256 views Asked by At

Recently when I look into how the thread-local storage is implemented in glibc, I found the following code, which implements the API pthread_key_create()

int
__pthread_key_create (key, destr)
      pthread_key_t *key;
      void (*destr) (void *);
{
    /* Find a slot in __pthread_kyes which is unused.  */
    for (size_t cnt = 0; cnt < PTHREAD_KEYS_MAX; ++cnt)
    {
        uintptr_t seq = __pthread_keys[cnt].seq;

        if (KEY_UNUSED (seq) && KEY_USABLE (seq)
            /* We found an unused slot.  Try to allocate it.  */
            && ! atomic_compare_and_exchange_bool_acq (&__pthread_keys[cnt].seq,
                                                       seq + 1, seq))
        {
            /* Remember the destructor.  */
            __pthread_keys[cnt].destr = destr;

            /* Return the key to the caller.  */
            *key = cnt;

            /* The call succeeded.  */
            return 0;
       }
    }

    return EAGAIN;
}

__pthread_keys is a global array accessed by all threads. I don't understand why the read of its member seq is not synchronized as in the following:

uintptr_t seq = __pthread_keys[cnt].seq;

although it is syncrhonized when modified later.
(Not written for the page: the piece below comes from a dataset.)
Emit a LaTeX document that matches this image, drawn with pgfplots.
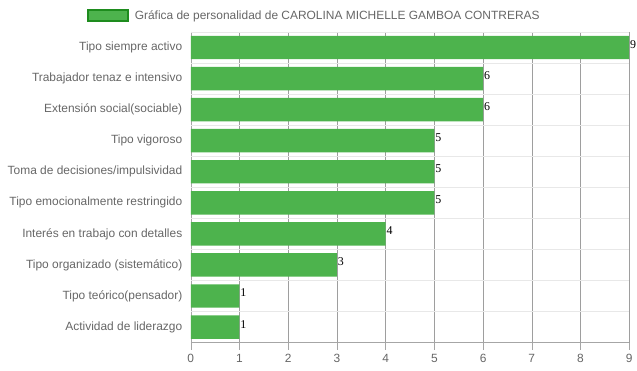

FYI, __pthread_keys is an array of type struct pthread_key_struct, which is defined as follows:

/* Thread-local data handling.  */
struct pthread_key_struct
{
    /* Sequence numbers.  Even numbers indicated vacant entries.  Note
       that zero is even.  We use uintptr_t to not require padding on
       32- and 64-bit machines.  On 64-bit machines it helps to avoid
       wrapping, too.  */
    uintptr_t seq;

    /* Destructor for the data.  */
    void (*destr) (void *);
};

Thanks in advance.

1

There are 1 answers

3
jspcal On

In this case, the loop can avoid an expensive lock acquisition. The atomic compare and swap operation done later (atomic_compare_and_exchange_bool_acq) will make sure only one thread can successfully increment the sequence value and return the key to the caller. Other threads reading the same value in the first step will keep looping since the CAS can only succeed for a single thread.

This works because the sequence value alternates between even (empty) and odd (occupied). Incrementing the value to odd prevents other threads from acquiring the slot.

Just reading the value is fewer cycles than the CAS instruction typically, so it makes sense to peek at the value, before doing the CAS.

There are many wait-free and lock-free algorithms that take advantage of the CAS instruction to achieve low-overhead synchronization.